I agree that the childcare issue extends far beyond the first year of life. But I also think that patterns which are established early, have far reaching benefits. If SPL were the norm, I would bet my bottom dollar we’d see a pretty fast shift in attitudes and govt support towards childcare later on.

acciocat · 08/04/2019 18:48

Oops rogue apostrophe there

Sitdownstandup · 08/04/2019 19:28

I didn't say many women would be suffering from complications that would prevent them from returning. Plus some maternity leave on health grounds is taken pre baby when the issue of returning cant arise. You're applying the wrong test.

It's about whether the woman's physical experiences of pregnancy, birth and feeding make it a less attractive option for her to go back because of them. Put bluntly, women on maternity leave are often able to work if they had to, but also sufficiently physically compromised that it would be harder for them than their partners. With the one of mine that was more straightforward and didn't require early ML, I reckon I wouldve been capable of going back to work, commuting etc around maybe 15 weeks if I'd had to. I was also in worse physical shape than DH at that point. Now this will depend on the individual couple, baby, commute, job etc, but the situation I describe isnt unusual. This is often characterised as women selfishly refusing to share the leave, but the reality is that for some of us, the physical aspects take a significant enough toll to be a factor. The existence of women for whom this isn't the case doesnt negate that.

And the fact that you're betting is kind of my point. We dont really know. Though I suppose it is still very new, I've got a preschooler who was born before the new system came in.

longestlurkerever · 08/04/2019 19:28

Well I said I would report back honestly how holiday club went today. She’s only just back because she was invited to go back to her friend’s house for tea and begged to be allowed. That was probably the highlight of her day, to be fair, and I couldn’t drag her home. She said the rest was good, kind of. They did a lego competition (she brought her model home) and got the bus to the apple store for an activity (designing an emoji), ate their picnic lunch and played. That’s all the info I got from her.

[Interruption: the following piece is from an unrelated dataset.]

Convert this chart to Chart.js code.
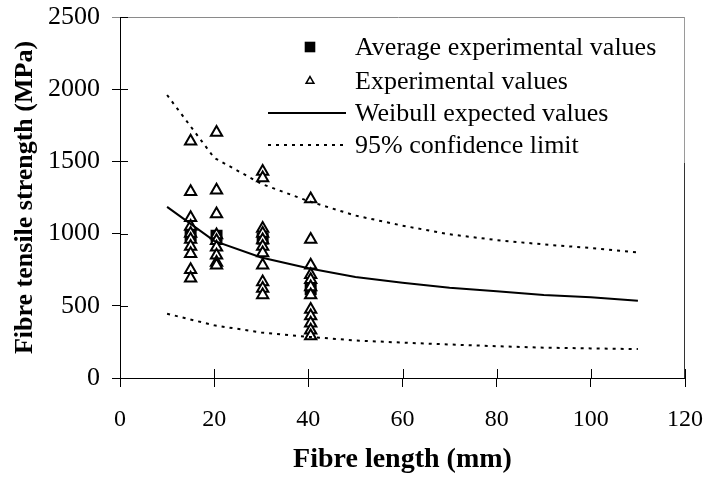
<!DOCTYPE html>
<html><head><meta charset="utf-8">
<script src="https://cdn.jsdelivr.net/npm/chart.js@4.4.1/dist/chart.umd.min.js"></script>
<style>html,body{margin:0;padding:0;background:#fff;}#wrap{width:708px;height:481px;}</style>
</head><body><div id="wrap"><canvas id="c" width="708" height="481"></canvas></div>
<script>
// ---- data ----
const modelLengths = [10, 20, 30, 40, 50, 60, 70, 80, 90, 100, 110];
const weibullExpected = [1185, 950, 835, 760, 700, 660, 625, 600, 575, 560, 535];
const upperLimit = [1960, 1525, 1345, 1225, 1125, 1055, 995, 955, 925, 900, 870];
const lowerLimit = [445, 365, 315, 285, 260, 245, 232, 220, 210, 205, 200];

const expLengths = [15, 20.5, 30.3, 40.5];
const exp15 = [1640, 1290, 1110, 1050, 1000, 960, 910, 860, 750, 690];
const exp20 = [1700, 1300, 1135, 990, 950, 905, 850, 800, 780];
const exp30 = [1430, 1385, 1035, 1000, 955, 910, 865, 780, 665, 620, 575];
const exp40 = [1240, 960, 780, 715, 680, 630, 575, 475, 430, 380, 330, 290];
const avgValues = [990, 985, 965, 615];

const xTicks = [0, 20, 40, 60, 80, 100, 120];
const yTicks = [0, 500, 1000, 1500, 2000, 2500];

// ---- build library tables ----
const expGroups = [exp15, exp20, exp30, exp40];
const expPoints = [];
expGroups.forEach((g, i) => g.forEach(v => expPoints.push({x: expLengths[i], y: v})));
const avgPoints = avgValues.map((v, i) => ({x: expLengths[i], y: v}));
const toXY = arr => arr.map((v, i) => ({x: modelLengths[i], y: v}));

const FONT = 'Liberation Serif';

const framePlugin = {
  id: 'frame',
  beforeDatasetsDraw(chart) {
    const {ctx, chartArea: a} = chart;
    ctx.save();
    ctx.lineWidth = 1;
    ctx.strokeStyle = '#8a8a8a';
    ctx.beginPath(); ctx.moveTo(a.left - 8, a.top + 0.5); ctx.lineTo(a.right, a.top + 0.5); ctx.stroke();
    ctx.strokeStyle = '#9a9a9a';
    ctx.beginPath(); ctx.moveTo(a.right - 0.5, a.top); ctx.lineTo(a.right - 0.5, a.top + 146); ctx.stroke();
    ctx.strokeStyle = '#333';
    ctx.beginPath(); ctx.moveTo(a.right - 0.5, a.top + 146); ctx.lineTo(a.right - 0.5, a.bottom); ctx.stroke();
    // inner halves of tick marks
    ctx.strokeStyle = '#000';
    const xs = chart.scales.x, ys = chart.scales.y;
    xs.ticks.forEach(t => {
      const px = Math.round(xs.getPixelForValue(t.value)) + 0.5;
      ctx.beginPath(); ctx.moveTo(px, a.bottom); ctx.lineTo(px, a.bottom - 9); ctx.stroke();
    });
    ys.ticks.forEach(t => {
      const py = Math.round(ys.getPixelForValue(t.value)) + 0.5;
      ctx.beginPath(); ctx.moveTo(a.left, py); ctx.lineTo(a.left + 8, py); ctx.stroke();
    });
    ctx.restore();
  }
};

const legendPlugin = {
  id: 'insideLegend',
  afterDraw(chart) {
    const {ctx, chartArea: a} = chart;
    const rowsY = [a.top + 30, a.top + 64, a.top + 96, a.top + 128];
    const markX = a.left + 190, textX = a.left + 235;
    ctx.save();
    ctx.font = '26px "' + FONT + '"';
    ctx.textBaseline = 'middle';
    ctx.textAlign = 'left';
    const order = [0, 1, 2, 3];
    order.forEach((di, i) => {
      const ds = chart.data.datasets[di];
      const y = rowsY[i];
      ctx.fillStyle = ds.backgroundColor;
      ctx.strokeStyle = ds.borderColor;
      ctx.lineWidth = ds.legendBorder;
      ctx.setLineDash([]);
      if (ds.showLine) {
        ctx.setLineDash(ds.borderDash || []);
        ctx.lineWidth = ds.borderWidth;
        ctx.beginPath(); ctx.moveTo(a.left + 148, y); ctx.lineTo(a.left + 226, y); ctx.stroke();
        ctx.setLineDash([]);
      } else {
        Chart.helpers.drawPoint(ctx, {pointStyle: ds.pointStyle, radius: ds.legendRadius, borderWidth: ds.legendBorder, rotation: 0}, markX, y);
      }
      ctx.fillStyle = '#000';
      ctx.fillText(ds.label, textX, y + 1);
    });
    ctx.restore();
  }
};

new Chart(document.getElementById('c'), {
  type: 'scatter',
  data: {
    datasets: [
      {label: 'Average experimental values', data: avgPoints, pointStyle: 'rect', pointRadius: 8.5,
       backgroundColor: '#000', borderColor: '#000', borderWidth: 0, legendRadius: 7.5, legendBorder: 0, order: 4},
      {label: 'Experimental values', data: expPoints, pointStyle: 'triangle', pointRadius: 6.5,
       backgroundColor: '#fff', borderColor: '#000', borderWidth: 2, legendRadius: 4.5, legendBorder: 1.5, order: 3},
      {label: 'Weibull expected values', data: toXY(weibullExpected), showLine: true, pointRadius: 0,
       borderColor: '#000', backgroundColor: '#000', borderWidth: 2, order: 1},
      {label: '95% confidence limit', data: toXY(upperLimit), showLine: true, pointRadius: 0,
       borderColor: '#000', backgroundColor: '#000', borderWidth: 2, borderDash: [3, 5], order: 2},
      {label: '95% confidence limit (lower)', data: toXY(lowerLimit), showLine: true, pointRadius: 0,
       borderColor: '#000', backgroundColor: '#000', borderWidth: 2, borderDash: [3, 5], order: 2}
    ]
  },
  options: {
    responsive: false,
    animation: false,
    devicePixelRatio: 1,
    layout: {padding: {left: 0, right: 23, top: 17, bottom: 0}},
    plugins: {legend: {display: false}, tooltip: {enabled: false}},
    scales: {
      x: {
        type: 'linear', min: 0, max: 120,
        afterBuildTicks: s => { s.ticks = xTicks.map(v => ({value: v})); },
        ticks: {color: '#000', font: {family: FONT, size: 24}, padding: 18, callback: v => String(v)},
        grid: {drawOnChartArea: false, tickLength: 9, color: '#000'},
        border: {color: '#000', width: 1},
        title: {display: true, text: 'Fibre length (mm)', color: '#000',
                font: {family: FONT, size: 28, weight: 'bold'}, padding: {top: 0, bottom: 4}},
        afterFit: s => { s.height = 103; s.paddingLeft = 0; s.paddingRight = 0; }
      },
      y: {
        type: 'linear', min: 0, max: 2500,
        afterBuildTicks: s => { s.ticks = yTicks.map(v => ({value: v})); },
        ticks: {color: '#000', font: {family: FONT, size: 26}, padding: 12, callback: v => String(v)},
        grid: {drawOnChartArea: false, tickLength: 8, color: '#000'},
        border: {color: '#000', width: 1},
        title: {display: true, text: 'Fibre tensile strength (MPa)', color: '#000',
                font: {family: FONT, size: 26, weight: 'bold'}, padding: {top: 10, bottom: 0}},
        afterFit: s => { s.width = 120; s.paddingTop = 0; s.paddingBottom = 0; }
      }
    }
  },
  plugins: [framePlugin, legendPlugin]
});
</script>
</body></html>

I don’t think she had the time of her life, but she certainly wasn’t miserable, and it was a free day out. She keeps asking what she is doing tomorrow with her grandma. When I said “ I dunno, we haven’t planned anything, staying at home I guess” she looked disappointed and says she wanted to go to the trampoline park. The thing is the trampoline park ends up being about £25 plus travel and only lasts an hour. Not every day can be a trampoline park day, and even fewer would be if I didn’t work. Sometimes days are just days, rather than magical, and that’s ok, surely?.